INFORMATION SHOWN:

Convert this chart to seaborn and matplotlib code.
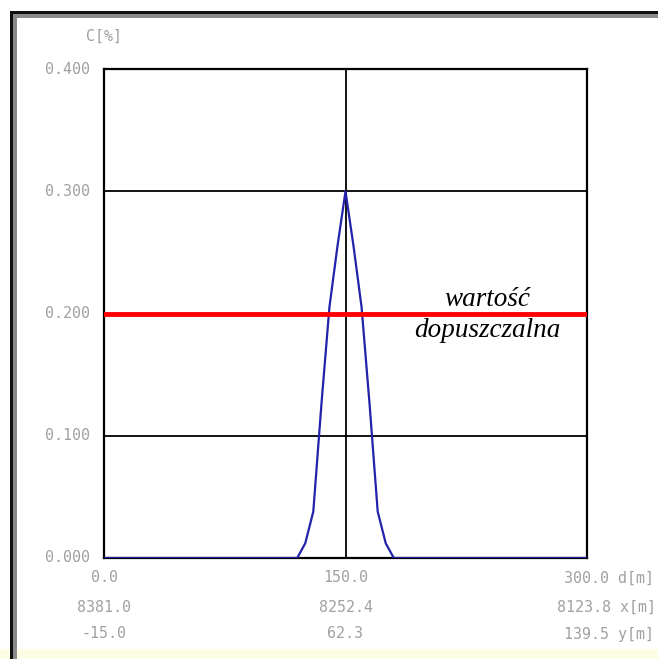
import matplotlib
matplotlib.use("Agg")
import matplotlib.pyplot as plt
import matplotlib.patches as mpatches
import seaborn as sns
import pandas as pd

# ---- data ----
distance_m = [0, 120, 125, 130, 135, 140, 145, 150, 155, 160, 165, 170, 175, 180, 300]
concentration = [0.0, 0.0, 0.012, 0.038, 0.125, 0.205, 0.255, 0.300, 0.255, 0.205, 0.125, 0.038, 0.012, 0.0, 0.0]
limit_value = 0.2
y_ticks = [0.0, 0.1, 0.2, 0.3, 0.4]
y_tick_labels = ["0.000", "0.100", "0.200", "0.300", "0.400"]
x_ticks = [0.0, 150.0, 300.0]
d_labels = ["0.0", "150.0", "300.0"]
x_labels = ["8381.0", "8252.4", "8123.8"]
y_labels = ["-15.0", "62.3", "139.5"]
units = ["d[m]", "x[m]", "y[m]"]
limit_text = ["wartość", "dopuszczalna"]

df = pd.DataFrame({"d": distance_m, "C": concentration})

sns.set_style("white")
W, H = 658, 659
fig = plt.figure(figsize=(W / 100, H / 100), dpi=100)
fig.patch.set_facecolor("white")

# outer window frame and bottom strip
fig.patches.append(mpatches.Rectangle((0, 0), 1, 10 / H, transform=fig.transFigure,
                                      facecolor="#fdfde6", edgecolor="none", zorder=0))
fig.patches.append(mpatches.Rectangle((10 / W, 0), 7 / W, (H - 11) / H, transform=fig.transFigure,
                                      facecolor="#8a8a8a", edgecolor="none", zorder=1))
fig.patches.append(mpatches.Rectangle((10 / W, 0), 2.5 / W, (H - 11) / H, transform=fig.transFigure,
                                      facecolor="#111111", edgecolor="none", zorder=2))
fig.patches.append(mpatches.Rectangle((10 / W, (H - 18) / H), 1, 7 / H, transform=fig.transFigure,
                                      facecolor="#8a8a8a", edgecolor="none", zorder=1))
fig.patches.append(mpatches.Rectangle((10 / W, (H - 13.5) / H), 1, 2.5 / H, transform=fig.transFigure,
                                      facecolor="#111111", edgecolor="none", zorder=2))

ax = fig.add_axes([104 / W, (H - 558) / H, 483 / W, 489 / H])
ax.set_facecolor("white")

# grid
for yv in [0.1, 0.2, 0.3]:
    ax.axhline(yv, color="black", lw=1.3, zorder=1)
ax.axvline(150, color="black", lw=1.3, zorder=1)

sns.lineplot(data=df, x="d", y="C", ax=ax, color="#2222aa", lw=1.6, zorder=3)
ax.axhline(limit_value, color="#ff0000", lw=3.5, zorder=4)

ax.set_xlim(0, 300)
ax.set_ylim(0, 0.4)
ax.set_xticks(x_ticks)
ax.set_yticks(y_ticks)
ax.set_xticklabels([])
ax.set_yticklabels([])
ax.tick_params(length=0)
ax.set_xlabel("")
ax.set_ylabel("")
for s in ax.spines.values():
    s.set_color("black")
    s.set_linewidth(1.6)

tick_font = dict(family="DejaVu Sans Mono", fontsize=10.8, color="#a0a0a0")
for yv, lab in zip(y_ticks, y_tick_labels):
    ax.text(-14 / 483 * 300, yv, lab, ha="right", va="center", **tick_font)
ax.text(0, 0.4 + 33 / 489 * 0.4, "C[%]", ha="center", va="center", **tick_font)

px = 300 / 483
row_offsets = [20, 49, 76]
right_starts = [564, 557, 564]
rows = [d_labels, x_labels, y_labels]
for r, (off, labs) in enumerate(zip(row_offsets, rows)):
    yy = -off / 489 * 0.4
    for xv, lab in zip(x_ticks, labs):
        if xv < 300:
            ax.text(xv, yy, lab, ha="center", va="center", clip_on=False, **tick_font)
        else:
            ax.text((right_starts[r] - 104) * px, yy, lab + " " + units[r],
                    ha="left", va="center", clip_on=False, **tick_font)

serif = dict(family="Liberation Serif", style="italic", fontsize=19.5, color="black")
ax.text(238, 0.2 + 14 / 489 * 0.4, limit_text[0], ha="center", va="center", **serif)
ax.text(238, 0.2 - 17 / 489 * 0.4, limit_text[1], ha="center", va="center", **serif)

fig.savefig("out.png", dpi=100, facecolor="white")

GIVEN REQUEST: Scan the listing above and copy all lines containing the word "seaborn".

FINAL ANSWER:
Convert this chart to seaborn and matplotlib code.
import seaborn as sns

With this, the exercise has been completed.